1 Notwithstanding Tomahawk’s request for oral argument, the Court does not believe that oral argument would assist in resolving the pending motion and alternative motion. See LR 7-1(d)(1). matter jurisdiction is based on the assertion that the allegations contained in the complaint are insufficient to invoke federal jurisdiction. Id. “A jurisdictional challenge is factual where ‘the challenger disputes the truth of the allegations that, by themselves, would otherwise invoke federal jurisdiction.’” Pride v. Correa, 719 F.3d 1130, 1133 n.6 (9th Cir. 2013) (quoting Safe Air for Everyone, 373 F.3d at 1039)). When a defendant factually challenges the plaintiff’s assertion

of jurisdiction, a court does not presume the truthfulness of the plaintiff’s allegations and may consider evidence extrinsic to the complaint. See Terenkian v. Republic of Iraq, 694 F.3d 1122, 1131 (9th Cir. 2012); Robinson, 586 F.3d at 685; Safe Air for Everyone, 373 F.3d at 1039. A factual challenge “can attack the substance of a complaint’s jurisdictional allegations despite their formal sufficiency.” Dreier v. United States, 106 F.3d 844, 847 (9th Cir. 1996) (citation and quotation marks omitted). B. Motion to Compel Arbitration The Federal Arbitration Act (FAA), 9 U.S.C. §§ 1-15, applies to all contracts involving interstate commerce and specifies that “written agreements to arbitrate controversies arising out of an existing contract ‘shall be valid, irrevocable, and enforceable, save upon such grounds as

exist at law or in equity for the revocation of any contract.’” Dean Witter Reynolds, Inc. v. Byrd, 470 U.S. 213, 218 (1985) (quoting 9 U.S.C. § 2). The text of the FAA “leaves no place for the exercise of discretion by a district court,” but instead “mandates that district courts shall direct the parties to proceed to arbitration on issues as to which an arbitration agreement has been signed.” Id. at 218 (citing 9 U.S.C. §§ 3-4) (emphasis in original). The district court must limit itself “to determining (1) whether a valid agreement to arbitrate exists and, if it does, (2) whether the agreement encompasses the dispute at issue.” Chiron Corp. v. Ortho Diagnostic Sys., Inc., 207 F.3d 1126, 1130 (9th Cir. 2000). Under the FAA, “any doubts concerning the scope of arbitrable issues should be resolved in favor of arbitration.” Moses H. Cone Mem’l Hosp. v. Mercury Const. Corp., 460 U.S. 1, 24-25 (1983).
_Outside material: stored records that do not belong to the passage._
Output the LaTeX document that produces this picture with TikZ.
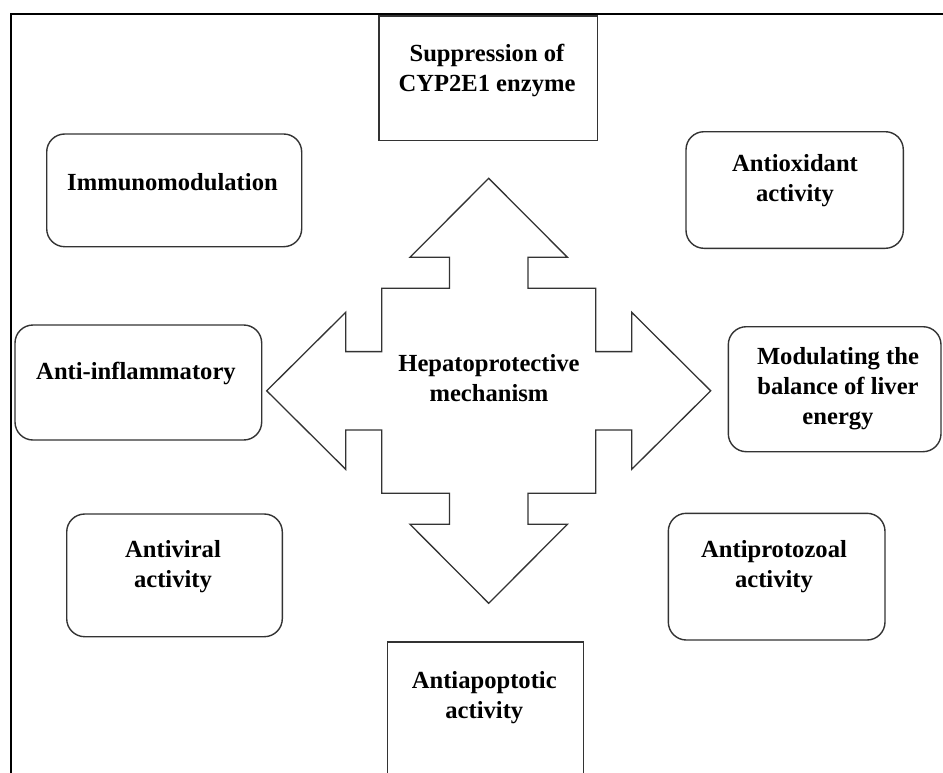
\documentclass[tikz,border=0pt]{standalone}
\usepackage{fontspec}
\setmainfont{Liberation Serif}
\begin{document}
\begin{tikzpicture}[x=1pt,y=-1pt,
  frame/.style={line width=2.7pt,black},
  box/.style={draw=black!80,line width=1.4pt,fill=white},
  rbox/.style={box,rounded corners=18pt},
  lbl/.style={font=\fontsize{24.6}{30}\selectfont\bfseries,align=center,inner sep=0pt,text=black},
  bigarrow/.style={draw=black!80,line width=1.3pt,fill=white}]
\useasboundingbox (0,0) rectangle (943,772);
% frame
\draw[frame] (11,780) -- (11,14) -- (950,14);
% top and bottom square boxes
\draw[box] (379,16) rectangle (597.7,140.7);
\draw[box] (387.3,790) -- (387.3,642) -- (583.3,642) -- (583.3,790);
% rounded boxes
\draw[rbox] (46.7,134) rectangle (301.7,246.7);
\draw[rbox] (686,131.7) rectangle (903.3,248.3);
\draw[rbox] (15,325) rectangle (261.7,440);
\draw[rbox] (728.3,326.7) rectangle (941,451.7);
\draw[rbox] (66.7,514) rectangle (282.3,636.7);
\draw[rbox] (668.3,513.3) rectangle (885,640);
% central four-way arrow
\begin{scope}[shift={(488.7,390.8)}]
\draw[bigarrow] (0,-212.5) -- (78.7,-133.5) -- (39.2,-133.5) -- (39.2,-102.5) -- (107,-102.5) -- (107,-39.2)
  -- (143,-39.2) -- (143,-78.5) -- (222,0) -- (143,78.5) -- (143,39.2) -- (107,39.2)
  -- (107,102.5) -- (39.2,102.5) -- (39.2,133.5) -- (78.7,133.5) -- (0,212.5)
  -- (-78.7,133.5) -- (-39.2,133.5) -- (-39.2,102.5) -- (-107,102.5) -- (-107,39.2)
  -- (-143,39.2) -- (-143,78.5) -- (-222,0) -- (-143,-78.5) -- (-143,-39.2) -- (-107,-39.2)
  -- (-107,-102.5) -- (-39.2,-102.5) -- (-39.2,-133.5) -- (-78.7,-133.5) -- cycle;
\end{scope}
% labels
\node[lbl] (sup) at (487,70.1) {Suppression of\\CYP2E1 enzyme};
\node[lbl] (imm) at (172.5,182) {Immunomodulation};
\node[lbl] (aox) at (795,180.4) {Antioxidant\\activity};
\node[lbl] (ainf) at (136,373.4) {Anti-inflammatory};
\node[lbl] (hep) at (489,378.5) {Hepatoprotective\\mechanism};
\node[lbl] (mod) at (838,388.3) {Modulating the\\balance of liver\\energy};
\node[lbl] (avir) at (173,567) {Antiviral\\activity};
\node[lbl] (apro) at (774,567) {Antiprotozoal\\activity};
\node[lbl] (aapo) at (484.3,698) {Antiapoptotic\\activity};
\end{tikzpicture}
\end{document}
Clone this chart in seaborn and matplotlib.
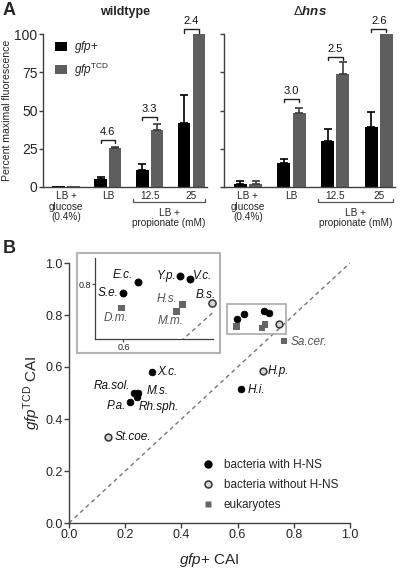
import numpy as np
import pandas as pd
import matplotlib
matplotlib.use("Agg")
import matplotlib.pyplot as plt
import seaborn as sns
from matplotlib.patches import Rectangle, Patch
from matplotlib.lines import Line2D

sns.set_theme(style="ticks")
plt.rcParams["font.family"] = ["Liberation Sans", "DejaVu Sans"]
plt.rcParams.update({
    "mathtext.fontset": "custom",
    "mathtext.rm": "Liberation Sans",
    "mathtext.it": "Liberation Sans:italic",
    "mathtext.bf": "Liberation Sans:bold",
    "mathtext.bfit": "Liberation Sans:italic:bold",
})

# ---------------- Panel A data ----------------
conditions = ["glucose", "LB", "12.5", "25"]
tick_labels = ["LB +\nglucose\n(0.4%)", "LB", "12.5", "25"]
constructs = ["gfp+", "gfpTCD"]

wt_gfp = [0.4, 5, 11, 42]
wt_gfp_err = [0, 1.5, 4, 18]
wt_tcd = [0.4, 25.5, 37.5, 100]
wt_tcd_err = [0, 0.7, 3.5, 0]

hns_gfp = [2, 16, 30, 39]
hns_gfp_err = [2, 2.5, 8, 10]
hns_tcd = [2, 48.5, 74, 100]
hns_tcd_err = [2, 3, 7.5, 0]

wt_ratio = ["4.6", "3.3", "2.4"]
wt_ratio_y = [31, 46, 103]
hns_ratio = ["3.0", "2.5", "2.6"]
hns_ratio_y = [57.5, 85, 103.5]

# ---------------- Panel B data ----------------
species = ["E.c.", "S.e.", "Y.p.", "V.c.", "B.s.", "D.m.", "H.s.", "M.m.",
           "X.c.", "Ra.sol.", "M.s.", "Rh.sph.", "P.a.", "St.coe.", "H.i.", "H.p.", "Sa.cer."]
gfp_cai = [0.624, 0.599, 0.694, 0.710, 0.747, 0.597, 0.697, 0.687,
           0.295, 0.231, 0.246, 0.242, 0.217, 0.139, 0.612, 0.690, 0.765]
tcd_cai = [0.804, 0.783, 0.815, 0.809, 0.765, 0.756, 0.763, 0.750,
           0.581, 0.500, 0.500, 0.485, 0.465, 0.331, 0.515, 0.585, 0.700]
group = ["with", "with", "with", "with", "without", "euk", "euk", "euk",
         "with", "with", "with", "with", "with", "without", "with", "without", "euk"]
inset_species = ["E.c.", "S.e.", "Y.p.", "V.c.", "B.s.", "D.m.", "H.s.", "M.m."]
group_labels = {"with": "bacteria with H-NS", "without": "bacteria without H-NS", "euk": "eukaryotes"}

BLACK = "#000000"
GREY = "#5e5e5e"
SPINE = "#404040"

fig = plt.figure(figsize=(4, 5.7), dpi=100)
W, H = 400, 570


def fig_rect(x0, x1, ytop, ybot):
    return [x0 / W, 1 - ybot / H, (x1 - x0) / W, (ybot - ytop) / H]


axL = fig.add_axes(fig_rect(43, 207, 34, 187))
axR = fig.add_axes(fig_rect(224, 395, 34, 187))


def bar_panel(ax, gfp, gfp_err, tcd, tcd_err, ratios, ratio_y, show_labels):
    df = pd.DataFrame({
        "condition": conditions * 2,
        "value": gfp + tcd,
        "construct": [constructs[0]] * 4 + [constructs[1]] * 4,
    })
    sns.barplot(data=df, x="condition", y="value", hue="construct",
                order=conditions, hue_order=constructs,
                palette={constructs[0]: BLACK, constructs[1]: GREY},
                width=0.7, gap=0.15, errorbar=None, saturation=1,
                legend=False, ax=ax, linewidth=0)
    centers = []
    for cont, vals, errs, ec in zip(ax.containers, [gfp, tcd], [gfp_err, tcd_err], [BLACK, "#3c3c3c"]):
        xs = [b.get_x() + b.get_width() / 2 for b in cont]
        centers.append(xs)
        for x, v, e in zip(xs, vals, errs):
            if e > 0:
                ax.errorbar([x], [v], yerr=[[0], [e]], fmt="none", ecolor=ec,
                            elinewidth=1.2, capsize=3, capthick=1.2, clip_on=False)
    # ratio brackets
    for i, (txt, yb) in enumerate(zip(ratios, ratio_y)):
        x0 = centers[0][i + 1]
        x1 = centers[1][i + 1]
        ax.plot([x0, x0, x1, x1], [yb - 2.2, yb, yb, yb - 2.2], color="#222222",
                lw=1.0, clip_on=False)
        ax.text((x0 + x1) / 2, yb + 2.0, txt, ha="center", va="bottom",
                fontsize=8, color="#111111")
    ax.set_xlim(-0.55, 3.37)
    ax.set_ylim(0, 100)
    ax.set_yticks([0, 25, 50, 75, 100])
    ax.set_xticks(range(4))
    ax.set_xticklabels(tick_labels, fontsize=7.2, linespacing=1.05)
    ax.tick_params(axis="x", length=0, pad=3)
    ax.tick_params(axis="y", length=3, width=1, color=SPINE, labelsize=10, pad=1)
    if not show_labels:
        ax.set_yticklabels([])
    ax.set_xlabel("")
    ax.set_ylabel("")
    sns.despine(ax=ax)
    for s in ["left", "bottom"]:
        ax.spines[s].set_color(SPINE)
        ax.spines[s].set_linewidth(1.0)
    # propionate bracket
    yb = -9.8
    ax.plot([1.6, 1.6, 3.33, 3.33], [-7.8, yb, yb, -7.8], color="#555555", lw=0.9, clip_on=False)
    ax.text((1.6 + 3.33) / 2, -13.5, "LB +\npropionate (mM)", ha="center", va="top",
            fontsize=7.2, linespacing=1.05)


bar_panel(axL, wt_gfp, wt_gfp_err, wt_tcd, wt_tcd_err, wt_ratio, wt_ratio_y, True)
bar_panel(axR, hns_gfp, hns_gfp_err, hns_tcd, hns_tcd_err, hns_ratio, hns_ratio_y, False)

axL.set_ylabel("Percent maximal fluorescence", fontsize=7.6, labelpad=2)
axL.set_title("wildtype", fontsize=9, fontweight="bold", pad=14)
axR.set_title(r"$\Delta\mathbfit{hns}$", fontsize=9.5, pad=14)

leg = axL.legend(handles=[Patch(facecolor=BLACK, edgecolor="none"), Patch(facecolor=GREY, edgecolor="none")],
                 labels=[r"$\mathit{gfp}$+", r"$\mathit{gfp}^{\mathrm{TCD}}$"],
                 loc="upper left", bbox_to_anchor=(0.075, 0.965), frameon=False,
                 fontsize=8.5, handlelength=1.0, handleheight=0.8, handletextpad=0.6,
                 borderaxespad=0, borderpad=0, labelspacing=0.45)

fig.text(3 / W, 1 - 2 / H, "A", fontsize=13, fontweight="bold", va="top", ha="left")
fig.text(3 / W, 1 - 240 / H, "B", fontsize=13, fontweight="bold", va="top", ha="left")

# ---------------- Panel B ----------------
dfB = pd.DataFrame({"species": species, "x": gfp_cai, "y": tcd_cai, "group": group})
styles = {
    "with": dict(marker="o", color=BLACK, edgecolor=BLACK, s=24, linewidth=0.5),
    "without": dict(marker="o", color="#d4d4d4", edgecolor="#333333", s=24, linewidth=1.1),
    "euk": dict(marker="s", color="#666666", edgecolor="none", s=22, linewidth=0),
}

axB = fig.add_axes(fig_rect(69, 350, 263, 523))
axB.plot([0, 1], [0, 1], ls=(0, (3, 2.5)), color="#777777", lw=1.0, zorder=1)
for g in ["with", "without", "euk"]:
    sub = dfB[dfB.group == g]
    sns.scatterplot(data=sub, x="x", y="y", ax=axB, zorder=3, legend=False, **styles[g])

main_label_offsets = {
    "X.c.": (4, 0, "left"), "Ra.sol.": (-3, 5, "right"), "M.s.": (6, 1.5, "left"),
    "Rh.sph.": (1, -7.5, "left"), "P.a.": (-3, -3, "right"), "St.coe.": (4.5, 0, "left"),
    "H.i.": (4.5, -1, "left"), "H.p.": (3.5, 0, "left"), "Sa.cer.": (5, -0.5, "left"),
}
for sp, x, y, g in zip(species, gfp_cai, tcd_cai, group):
    if sp in main_label_offsets:
        dx, dy, ha = main_label_offsets[sp]
        axB.annotate(sp, (x, y), xytext=(dx, dy), textcoords="offset points", ha=ha,
                     va="center", fontsize=8.5, style="italic",
                     color="#555555" if g == "euk" else "#111111")

# small box marking the zoomed region
axB.add_patch(Rectangle((0.562, 0.727), 0.772 - 0.562, 0.842 - 0.727, fill=False,
                        edgecolor="#aaaaaa", lw=1.2, zorder=2))

axB.set_xlim(0, 1)
axB.set_ylim(0, 1)
axB.set_xticks(np.arange(0, 1.01, 0.2))
axB.set_yticks(np.arange(0, 1.01, 0.2))
axB.xaxis.set_major_formatter(matplotlib.ticker.FormatStrFormatter("%.1f"))
axB.yaxis.set_major_formatter(matplotlib.ticker.FormatStrFormatter("%.1f"))
axB.tick_params(length=3.5, width=1, color=SPINE, labelsize=9, pad=1)
axB.set_xlabel(r"$\mathit{gfp}$+ CAI", fontsize=11, labelpad=7)
axB.set_ylabel(r"$\mathit{gfp}^{\mathrm{TCD}}$ CAI", fontsize=11, labelpad=2)
sns.despine(ax=axB)
for s in ["left", "bottom"]:
    axB.spines[s].set_color(SPINE)
    axB.spines[s].set_linewidth(1.0)

handles = [Line2D([], [], ls="none", marker="o", markersize=5, markerfacecolor=BLACK, markeredgecolor=BLACK),
           Line2D([], [], ls="none", marker="o", markersize=5, markerfacecolor="#d4d4d4", markeredgecolor="#333333", markeredgewidth=1.1),
           Line2D([], [], ls="none", marker="s", markersize=4.6, markerfacecolor="#666666", markeredgecolor="none")]
axB.legend(handles=handles, labels=[group_labels[g] for g in ["with", "without", "euk"]],
           loc="upper left", bbox_to_anchor=(0.475, 0.245), frameon=False, fontsize=8.5,
           handlelength=1.0, handletextpad=0.8, borderaxespad=0, borderpad=0, labelspacing=0.65)

# ---------------- Inset ----------------
fig.add_artist(Rectangle((77 / W, 1 - 353 / H), 143 / W, 100 / H, transform=fig.transFigure,
                         fill=False, edgecolor="#b4b4b4", lw=1.5))
axI = fig.add_axes(fig_rect(95, 213, 258, 339))
axI.patch.set_alpha(0)
axI.plot([0, 1], [0, 1], ls=(0, (3, 2.5)), color="#777777", lw=1.0, zorder=1)
dfI = dfB[dfB.species.isin(inset_species)]
for g in ["with", "without", "euk"]:
    sub = dfI[dfI.group == g]
    st = dict(styles[g])
    st["s"] = st["s"] * 1.1
    sns.scatterplot(data=sub, x="x", y="y", ax=axI, zorder=3, legend=False, clip_on=False, **st)

inset_label_offsets = {
    "E.c.": (-3.5, 5, "right"), "S.e.": (-3, 0, "right"), "Y.p.": (-3, 0, "right"),
    "V.c.": (2.5, 2.5, "left"), "D.m.": (-4, -7, "center"), "H.s.": (-3.5, 4, "right"),
    "M.m.": (-4, -7, "center"), "B.s.": (-4.5, 6, "center"),
}
for sp, x, y, g in zip(species, gfp_cai, tcd_cai, group):
    if sp in inset_label_offsets:
        dx, dy, ha = inset_label_offsets[sp]
        axI.annotate(sp, (x, y), xytext=(dx, dy), textcoords="offset points", ha=ha,
                     va="center", fontsize=8.5, style="italic",
                     color="#555555" if g == "euk" else "#111111", annotation_clip=False)

axI.set_xlim(0.553, 0.748)
axI.set_ylim(0.699, 0.848)
axI.set_xticks([0.6])
axI.set_yticks([0.8])
axI.set_xticklabels(["0.6"])
axI.set_yticklabels(["0.8"])
axI.tick_params(length=2, width=0.8, color=SPINE, labelsize=6.5, pad=1)
axI.set_xlabel("")
axI.set_ylabel("")
sns.despine(ax=axI)
for s in ["left", "bottom"]:
    axI.spines[s].set_color(SPINE)
    axI.spines[s].set_linewidth(0.9)

fig.savefig("out.png", dpi=100)
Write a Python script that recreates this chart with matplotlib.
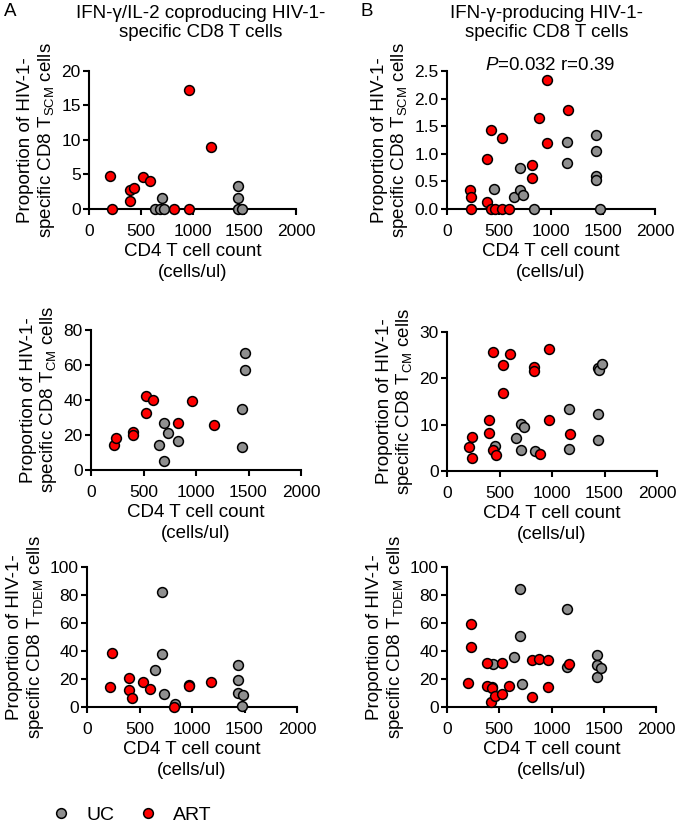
import matplotlib
matplotlib.use("Agg")
from matplotlib import pyplot as plt
from matplotlib.lines import Line2D

plt.rcParams['font.family'] = ['Liberation Sans', 'DejaVu Sans']
plt.rcParams['mathtext.fontset'] = 'custom'
plt.rcParams['mathtext.rm'] = 'Liberation Sans'
plt.rcParams['mathtext.it'] = 'Liberation Sans:italic'

RED = '#ff0000'
GRAY = '#8f8f8f'

# ---- column A: IFN-g/IL-2 coproducing ----
a_scm_uc_x = [639, 687, 703, 726, 1442, 1442, 1442, 1474]
a_scm_uc_y = [0, 0, 1.6, 0, 3.4, 1.6, 0, 0]
a_scm_art_x = [200, 226, 394, 394, 435, 526, 590, 823, 968, 968, 1177]
a_scm_art_y = [4.8, 0, 1.2, 2.8, 3.1, 4.7, 4.0, 0, 0, 17.2, 9.0]

a_cm_uc_x = [650, 694, 694, 732, 824, 1436, 1436, 1467, 1467]
a_cm_uc_y = [14.5, 26.7, 5.3, 21.3, 16.4, 13.3, 34.7, 57, 66.9]
a_cm_art_x = [216, 238, 396, 396, 520, 526, 593, 824, 960, 1170]
a_cm_art_y = [14.5, 18.5, 21.7, 19.8, 42.3, 32.8, 40, 26.7, 39.6, 25.5]

a_tdem_uc_x = [650, 710, 710, 732, 838, 971, 1439, 1439, 1439, 1484, 1478]
a_tdem_uc_y = [26.7, 82.4, 38.1, 9, 1.9, 16, 30.2, 19.5, 10, 8.6, 0.5]
a_tdem_art_x = [217, 239, 401, 398, 433, 535, 599, 828, 968, 1178]
a_tdem_art_y = [14.3, 38.3, 21, 11.9, 6.4, 17.6, 12.6, 0.2, 14.8, 18.1]

# ---- column B: IFN-g producing ----
b_scm_uc_x = [448, 640, 698, 704, 733, 832, 1158, 1158, 1437, 1437, 1437, 1437, 1472]
b_scm_uc_y = [0.37, 0.22, 0.74, 0.34, 0.25, 0, 1.21, 0.83, 1.34, 1.05, 0.59, 0.53, 0]
b_scm_art_x = [224, 234, 234, 384, 387, 426, 420, 464, 528, 598, 531, 822, 816, 886, 960, 966, 1168]
b_scm_art_y = [0.35, 0.21, 0, 0.12, 0.90, 1.43, 0, 0, 0, 0, 1.28, 0.79, 0.56, 1.64, 2.34, 1.20, 1.79]

b_cm_uc_x = [457, 654, 702, 737, 702, 835, 1159, 1159, 1435, 1435, 1435, 1444, 1479]
b_cm_uc_y = [5.4, 7.1, 10.2, 9.5, 4.6, 4.4, 13.3, 4.7, 12.4, 6.6, 22.2, 21.7, 23.2]
b_cm_art_x = [213, 238, 238, 400, 403, 438, 438, 470, 530, 537, 600, 825, 825, 889, 968, 968, 1175]
b_cm_art_y = [5.1, 7.3, 2.9, 8.3, 11.1, 25.6, 4.5, 3.4, 22.8, 16.9, 25.2, 22.5, 21.6, 3.7, 26.3, 11.1, 8.0]

b_tdem_uc_x = [443, 430, 640, 694, 694, 720, 1150, 1150, 1433, 1433, 1433, 1475]
b_tdem_uc_y = [31, 14, 35.7, 50.5, 84, 16.7, 70.2, 28.6, 37.4, 29.8, 21.4, 27.6]
b_tdem_art_x = [204, 229, 229, 385, 385, 430, 420, 460, 522, 525, 589, 818, 809, 882, 962, 962, 1169]
b_tdem_art_y = [17.1, 42.6, 59.3, 31.4, 14.8, 13.8, 3.5, 8, 9.5, 31.4, 15, 6.9, 33.6, 34, 33.3, 14.3, 31]

titles = ['IFN-\u03b3/IL-2 coproducing HIV-1-\nspecific CD8 T cells',
          'IFN-\u03b3-producing HIV-1-\nspecific CD8 T cells']

fig = plt.figure(figsize=(6.8, 8.27), dpi=100)
W, H = 680.0, 827.0

def make_ax(x0, x1, ytop, ybot):
    return fig.add_axes([x0 / W, 1 - ybot / H, (x1 - x0) / W, (ybot - ytop) / H])

panels = [
    (make_ax(89, 296, 71, 209), a_scm_uc_x, a_scm_uc_y, a_scm_art_x, a_scm_art_y, 20, [0, 5, 10, 15, 20], 'SCM', '%d'),
    (make_ax(447, 655, 71, 209), b_scm_uc_x, b_scm_uc_y, b_scm_art_x, b_scm_art_y, 2.5, [0, 0.5, 1.0, 1.5, 2.0, 2.5], 'SCM', '%.1f'),
    (make_ax(91, 301, 330, 470), a_cm_uc_x, a_cm_uc_y, a_cm_art_x, a_cm_art_y, 80, [0, 20, 40, 60, 80], 'CM', '%d'),
    (make_ax(447, 657, 332, 471), b_cm_uc_x, b_cm_uc_y, b_cm_art_x, b_cm_art_y, 30, [0, 10, 20, 30], 'CM', '%d'),
    (make_ax(87, 297, 567, 707), a_tdem_uc_x, a_tdem_uc_y, a_tdem_art_x, a_tdem_art_y, 100, [0, 20, 40, 60, 80, 100], 'TDEM', '%d'),
    (make_ax(447, 656, 567, 707), b_tdem_uc_x, b_tdem_uc_y, b_tdem_art_x, b_tdem_art_y, 100, [0, 20, 40, 60, 80, 100], 'TDEM', '%d'),
]

for ax, ux, uy, rx, ry, ymax, yt, sub, fmt in panels:
    ax.scatter(ux, uy, s=50, c=GRAY, edgecolors='black', linewidths=1.1, clip_on=False, zorder=3)
    ax.scatter(rx, ry, s=50, c=RED, edgecolors='black', linewidths=1.1, clip_on=False, zorder=4)
    ax.set_xlim(0, 2000)
    ax.set_ylim(0, ymax)
    ax.set_xticks([0, 500, 1000, 1500, 2000])
    ax.set_yticks(yt)
    ax.set_yticklabels([fmt % v for v in yt])
    for s in ['top', 'right']:
        ax.spines[s].set_visible(False)
    for s in ['left', 'bottom']:
        ax.spines[s].set_linewidth(1.5)
    ax.tick_params(direction='out', length=4, width=1.5, labelsize=12.5)
    ax.tick_params(axis='x', pad=7)
    ax.tick_params(axis='y', pad=2)
    ax.set_xlabel('CD4 T cell count\n(cells/ul)', fontsize=13.5, linespacing=1.3, labelpad=3)
    ax.set_ylabel('Proportion of HIV-1-\nspecific CD8 T$_{\\mathregular{%s}}$ cells' % sub,
                  fontsize=13.5, linespacing=1.1, labelpad=3)
    ax.patch.set_alpha(0)

fig.text(201 / W, 1 - 23 / H, titles[0], ha='center', va='center', fontsize=13.5, linespacing=1.15)
fig.text(547 / W, 1 - 23 / H, titles[1], ha='center', va='center', fontsize=13.5, linespacing=1.15)
fig.text(4 / W, 1 - 11 / H, 'A', ha='left', va='center', fontsize=13.5)
fig.text(361 / W, 1 - 11 / H, 'B', ha='left', va='center', fontsize=13.5)
fig.text(550 / W, 1 - 65 / H, '$\\it{P}$=0.032 r=0.39', ha='center', va='center', fontsize=13.5)

handles = [Line2D([], [], ls='', marker='o', ms=7, mfc=GRAY, mec='black', mew=1.1),
           Line2D([], [], ls='', marker='o', ms=7, mfc=RED, mec='black', mew=1.1)]
fig.legend(handles, ['UC', 'ART'], loc='center left', bbox_to_anchor=(38 / W, 1 - 815 / H),
           ncol=2, frameon=False, fontsize=14, handletextpad=0.8, columnspacing=1.2,
           handlelength=1.0, borderpad=0.2)

fig.savefig('out.png', dpi=100)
However, the “liberal federal policy regarding the scope of arbitrable issues is inapposite” to the question whether a particular party agreed to the arbitration agreement. Comer v. Micor, Inc., 436 F.3d 1098, 1104 n.11 (9th Cir. 2006). The validity of an arbitration agreement

remains “a matter of contract and a party cannot be required to submit to arbitration any dispute which he has not agreed so to submit.” AT & T Technologies, Inc. v. Commc’ns Workers of Am., 475 U.S. 643, 648 (1986). Because arbitration is fundamentally “a matter of contract,” the FAA “places arbitration agreements on an equal footing with other contracts and requires courts to enforce them according to their terms.” Rent-A-Ctr., W., Inc. v. Jackson, 561 U.S. 63, 67 (2010) (citations omitted). Courts also should generally “apply ordinary state-law principles that govern the formation of contracts” to determine whether the parties agreed to arbitrate.